Greg Ross

Personal information
- Full name: Gregory William Ross
- Date of birth: 2 May 1987 (age 39)
- Place of birth: Edinburgh, Scotland
- Height: 1.85 m (6 ft 1 in)
- Positions: Full back; midfielder;

Senior career*
- Years: Team / Apps / (Gls)
- 2004–2010: Dunfermline Athletic / 126 / (3)
- 2008–2009: → Cowdenbeath (loan) / 4 / (0)
- 2010: Valur / 22 / (0)
- 2011–2012: Forfar Athletic / 52 / (2)
- 2012–2013: Stenhousemuir / 42 / (0)
- 2013–2016: Penicuik Athletic / 94 / (11)
- 2016: Cowdenbeath / 5 / (0)
- 2016–2018: Tynecastle

International career
- 2007: Scotland U21 / 1 / (0)

= Greg Ross =

Scottish footballer

Greg Ross (born 2 May 1987) is a Scottish former footballer who played as a right back.

==Early life and education==

Ross was born in Edinburgh, Scotland, On May 2nd, 1987.

Ross joined the Dunfermline Athletic youth initiative when he was 14.

==Career==
He debuted at 17 years and 202 days against Kilmarnock in 2004, becoming the youngest ever player to start a SPL match for the Pars.
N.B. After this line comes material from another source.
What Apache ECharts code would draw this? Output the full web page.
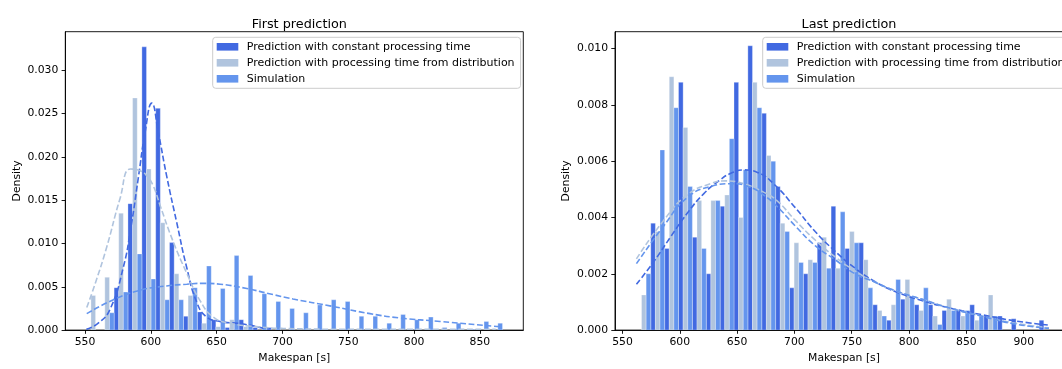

On 26 November 2005, Ross scored the only goal as Dunfermline sensationally beat Celtic at Celtic Park. He was sent on loan to Third Division side Cowdenbeath in September 2008, after undergoing two knee operations in 15 months. Ross made a winning start to his loan deal, helping the Fife side to beat Berwick Rangers 2–1.

Ross was released by the Pars on 2 May 2010 and signed for Icelandic club Valur the following week.

Ross returned to Scotland in 2011, signing for Forfar Athletic. He moved to Stenhousemuir in the 2012 summer transfer window, but was released by the club at the end of the season after making 33 appearances. In July 2013, Ross signed for SJFA East Super League side Penicuik Athletic. Ross returned to professional football in June 2016, signing for Scottish League Two side Cowdenbeath who he previously had a short loan spell with whilst at Dunfermline. Ross spent four months with the Blue Brazil before joining East of Scotland Football League side Tynecastle.